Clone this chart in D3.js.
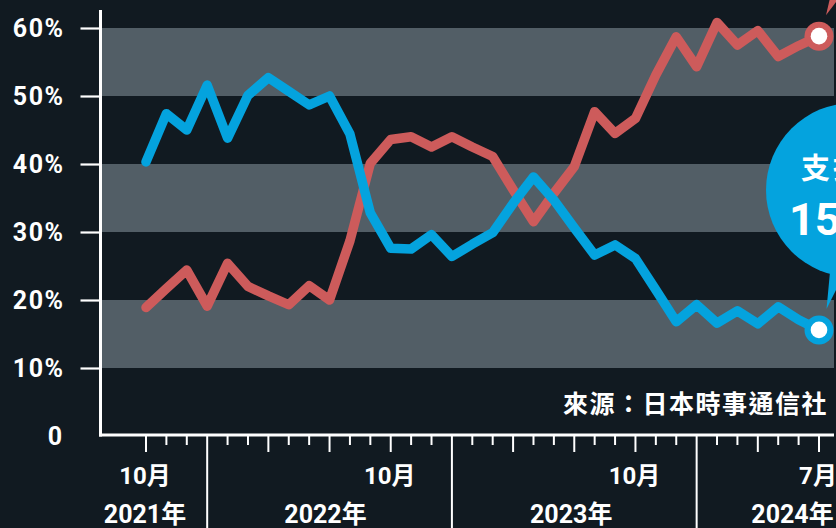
<!DOCTYPE html>
<html><head><meta charset="utf-8">
<script src="https://cdn.jsdelivr.net/npm/d3@7"></script>
<style>
html,body{margin:0;padding:0;background:#111a21;overflow:hidden;}
svg{display:block;}
text{font-family:Roboto,"Noto Sans CJK TC",sans-serif;font-weight:700;fill:#fff;}
</style></head><body>
<svg id="c" width="836" height="528"></svg>
<script>
// ---- data ----
const months = ["2021-10","2021-11","2021-12",
  "2022-01","2022-02","2022-03","2022-04","2022-05","2022-06","2022-07","2022-08","2022-09","2022-10","2022-11","2022-12",
  "2023-01","2023-02","2023-03","2023-04","2023-05","2023-06","2023-07","2023-08","2023-09","2023-10","2023-11","2023-12",
  "2024-01","2024-02","2024-03","2024-04","2024-05","2024-06","2024-07"];
const support = [40.3,47.4,45.0,51.6,43.8,50.1,52.7,50.7,48.7,50.0,44.4,32.8,27.6,27.5,29.6,26.4,28.2,29.9,34.2,38.1,34.7,30.6,26.6,28.1,26.1,21.5,16.8,19.3,16.6,18.4,16.5,19.0,17.1,15.6];
const oppose  = [18.9,21.7,24.4,19.1,25.4,22.0,20.6,19.3,22.1,20.0,28.7,40.1,43.6,44.0,42.5,44.0,42.5,41.1,36.2,31.5,35.7,39.6,47.7,44.5,46.7,53.1,58.7,54.3,60.8,57.5,59.6,55.8,57.4,58.8];
const yTicks = [10,20,30,40,50,60];
const bands = [[10,20],[30,40],[50,60]];
const monthLabels = [["2021-10","10月"],["2022-10","10月"],["2023-10","10月"],["2024-07","7月"]];
const yearLabels = [["2021年",0],["2022年",8.85],["2023年",20.9],["2024年",31.75]];
const sourceText = "來源：日本時事通信社";
const bubbleTitle = "支持率";
const bubbleValue = "15.6%";

// ---- chart ----
const svg = d3.select("#c");
const C = {bg:"#111a21", band:"#525e66", blue:"#04a3de", red:"#cd5b5b", white:"#ffffff"};
svg.append("rect").attr("width",836).attr("height",528).attr("fill",C.bg);

const x = d3.scalePoint().domain(months).range([146, 819]);
const step = x.step();
const xi = i => x(months[0]) + i*step;
const y = d3.scaleLinear().domain([0,60]).range([436,28]);

// bands
svg.selectAll("rect.band").data(bands).join("rect").attr("class","band")
  .attr("x",102).attr("width",834-102)
  .attr("y",d=>y(d[1])).attr("height",d=>y(d[0])-y(d[1]))
  .attr("fill",C.band);

// y axis
const yAxis = d3.axisLeft(y).tickValues(yTicks).tickFormat(d=>d+"%").tickSize(20).tickPadding(16);
const gy = svg.append("g").attr("transform","translate(100.5,0)").call(yAxis);
gy.select(".domain").remove();
gy.selectAll(".tick line").attr("stroke",C.white).attr("stroke-width",2.2);
gy.selectAll(".tick text").attr("fill",C.white).style("font-size","25px").attr("letter-spacing","1.5px").attr("dy","0.34em");
svg.append("text").attr("x",62).attr("y",y(0)).attr("dy","0.34em").attr("text-anchor","end").style("font-size","25px").text("0");
svg.append("line").attr("x1",100.5).attr("x2",100.5).attr("y1",10).attr("y2",436.5).attr("stroke",C.white).attr("stroke-width",3);

// x axis
svg.append("line").attr("x1",99).attr("x2",834).attr("y1",435).attr("y2",435).attr("stroke",C.white).attr("stroke-width",3);
svg.selectAll("line.xt").data(months).join("line").attr("class","xt")
  .attr("x1",d=>x(d)).attr("x2",d=>x(d))
  .attr("y1",436)
  .attr("y2",d=>{const m=+d.slice(5); return m===1?528:(m%3===1?452:445);})
  .attr("stroke",C.white).attr("stroke-width",2);
svg.selectAll("text.ml").data(monthLabels).join("text").attr("class","ml")
  .attr("x",d=>x(d[0])-1).attr("y",484).attr("text-anchor","middle").style("font-size","24px").text(d=>d[1]);
svg.selectAll("text.yl").data(yearLabels).join("text").attr("class","yl")
  .attr("x",d=>xi(d[1])-1).attr("y",523).attr("text-anchor","middle").style("font-size","25px").text(d=>d[0]);

// source
svg.append("text").attr("x",828).attr("y",413).attr("text-anchor","end").style("font-size","25px").attr("letter-spacing","1.5px").text(sourceText);

// lines
const line = d3.line().x((d,i)=>x(months[i])).y(d=>y(d));
[[oppose,C.red],[support,C.blue]].forEach(([s,c])=>{
  svg.append("path").datum(s).attr("d",line).attr("fill","none").attr("stroke",c)
    .attr("stroke-width",9.5).attr("stroke-linejoin","round").attr("stroke-linecap","round");
});

// end markers
const last = months.length-1;
[[oppose,C.red],[support,C.blue]].forEach(([s,c])=>{
  svg.append("circle").attr("cx",x(months[last])).attr("cy",y(s[last])).attr("r",14.5).attr("fill",c);
  svg.append("circle").attr("cx",x(months[last])).attr("cy",y(s[last])).attr("r",8.3).attr("fill",C.white);
});

// callouts
const ex = x(months[last]);
svg.append("path").attr("d",`M${ex+7},${y(oppose[last])-21} L${ex+11},-2 L${ex+20},-2 Z`).attr("fill",C.red);
svg.append("circle").attr("cx",853).attr("cy",190).attr("r",87).attr("fill",C.blue);
svg.append("path").attr("d",`M${ex+7.5},${y(support[last])-21} L${ex+11},272 L${ex+26},272 Z`).attr("fill",C.blue);
svg.append("text").attr("x",801).attr("y",179).style("font-size","29px").attr("letter-spacing","3px").text(bubbleTitle);
svg.append("text").attr("x",789).attr("y",235).style("font-size","45px").text(bubbleValue);
</script>
</body></html>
- - -
» **What this task involves**
Restate the whole listing above exactly, please, omitting every image.

» **The response**
Clone this chart in D3.js.
<!DOCTYPE html>
<html><head><meta charset="utf-8">
<script src="https://cdn.jsdelivr.net/npm/d3@7"></script>
<style>
html,body{margin:0;padding:0;background:#111a21;overflow:hidden;}
svg{display:block;}
text{font-family:Roboto,"Noto Sans CJK TC",sans-serif;font-weight:700;fill:#fff;}
</style></head><body>
<svg id="c" width="836" height="528"></svg>
<script>
// ---- data ----
const months = ["2021-10","2021-11","2021-12",
  "2022-01","2022-02","2022-03","2022-04","2022-05","2022-06","2022-07","2022-08","2022-09","2022-10","2022-11","2022-12",
  "2023-01","2023-02","2023-03","2023-04","2023-05","2023-06","2023-07","2023-08","2023-09","2023-10","2023-11","2023-12",
  "2024-01","2024-02","2024-03","2024-04","2024-05","2024-06","2024-07"];
const support = [40.3,47.4,45.0,51.6,43.8,50.1,52.7,50.7,48.7,50.0,44.4,32.8,27.6,27.5,29.6,26.4,28.2,29.9,34.2,38.1,34.7,30.6,26.6,28.1,26.1,21.5,16.8,19.3,16.6,18.4,16.5,19.0,17.1,15.6];
const oppose  = [18.9,21.7,24.4,19.1,25.4,22.0,20.6,19.3,22.1,20.0,28.7,40.1,43.6,44.0,42.5,44.0,42.5,41.1,36.2,31.5,35.7,39.6,47.7,44.5,46.7,53.1,58.7,54.3,60.8,57.5,59.6,55.8,57.4,58.8];
const yTicks = [10,20,30,40,50,60];
const bands = [[10,20],[30,40],[50,60]];
const monthLabels = [["2021-10","10月"],["2022-10","10月"],["2023-10","10月"],["2024-07","7月"]];
const yearLabels = [["2021年",0],["2022年",8.85],["2023年",20.9],["2024年",31.75]];
const sourceText = "來源：日本時事通信社";
const bubbleTitle = "支持率";
const bubbleValue = "15.6%";

// ---- chart ----
const svg = d3.select("#c");
const C = {bg:"#111a21", band:"#525e66", blue:"#04a3de", red:"#cd5b5b", white:"#ffffff"};
svg.append("rect").attr("width",836).attr("height",528).attr("fill",C.bg);

const x = d3.scalePoint().domain(months).range([146, 819]);
const step = x.step();
const xi = i => x(months[0]) + i*step;
const y = d3.scaleLinear().domain([0,60]).range([436,28]);

// bands
svg.selectAll("rect.band").data(bands).join("rect").attr("class","band")
  .attr("x",102).attr("width",834-102)
  .attr("y",d=>y(d[1])).attr("height",d=>y(d[0])-y(d[1]))
  .attr("fill",C.band);

// y axis
const yAxis = d3.axisLeft(y).tickValues(yTicks).tickFormat(d=>d+"%").tickSize(20).tickPadding(16);
const gy = svg.append("g").attr("transform","translate(100.5,0)").call(yAxis);
gy.select(".domain").remove();
gy.selectAll(".tick line").attr("stroke",C.white).attr("stroke-width",2.2);
gy.selectAll(".tick text").attr("fill",C.white).style("font-size","25px").attr("letter-spacing","1.5px").attr("dy","0.34em");
svg.append("text").attr("x",62).attr("y",y(0)).attr("dy","0.34em").attr("text-anchor","end").style("font-size","25px").text("0");
svg.append("line").attr("x1",100.5).attr("x2",100.5).attr("y1",10).attr("y2",436.5).attr("stroke",C.white).attr("stroke-width",3);

// x axis
svg.append("line").attr("x1",99).attr("x2",834).attr("y1",435).attr("y2",435).attr("stroke",C.white).attr("stroke-width",3);
svg.selectAll("line.xt").data(months).join("line").attr("class","xt")
  .attr("x1",d=>x(d)).attr("x2",d=>x(d))
  .attr("y1",436)
  .attr("y2",d=>{const m=+d.slice(5); return m===1?528:(m%3===1?452:445);})
  .attr("stroke",C.white).attr("stroke-width",2);
svg.selectAll("text.ml").data(monthLabels).join("text").attr("class","ml")
  .attr("x",d=>x(d[0])-1).attr("y",484).attr("text-anchor","middle").style("font-size","24px").text(d=>d[1]);
svg.selectAll("text.yl").data(yearLabels).join("text").attr("class","yl")
  .attr("x",d=>xi(d[1])-1).attr("y",523).attr("text-anchor","middle").style("font-size","25px").text(d=>d[0]);

// source
svg.append("text").attr("x",828).attr("y",413).attr("text-anchor","end").style("font-size","25px").attr("letter-spacing","1.5px").text(sourceText);

// lines
const line = d3.line().x((d,i)=>x(months[i])).y(d=>y(d));
[[oppose,C.red],[support,C.blue]].forEach(([s,c])=>{
  svg.append("path").datum(s).attr("d",line).attr("fill","none").attr("stroke",c)
    .attr("stroke-width",9.5).attr("stroke-linejoin","round").attr("stroke-linecap","round");
});

// end markers
const last = months.length-1;
[[oppose,C.red],[support,C.blue]].forEach(([s,c])=>{
  svg.append("circle").attr("cx",x(months[last])).attr("cy",y(s[last])).attr("r",14.5).attr("fill",c);
  svg.append("circle").attr("cx",x(months[last])).attr("cy",y(s[last])).attr("r",8.3).attr("fill",C.white);
});

// callouts
const ex = x(months[last]);
svg.append("path").attr("d",`M${ex+7},${y(oppose[last])-21} L${ex+11},-2 L${ex+20},-2 Z`).attr("fill",C.red);
svg.append("circle").attr("cx",853).attr("cy",190).attr("r",87).attr("fill",C.blue);
svg.append("path").attr("d",`M${ex+7.5},${y(support[last])-21} L${ex+11},272 L${ex+26},272 Z`).attr("fill",C.blue);
svg.append("text").attr("x",801).attr("y",179).style("font-size","29px").attr("letter-spacing","3px").text(bubbleTitle);
svg.append("text").attr("x",789).attr("y",235).style("font-size","45px").text(bubbleValue);
</script>
</body></html>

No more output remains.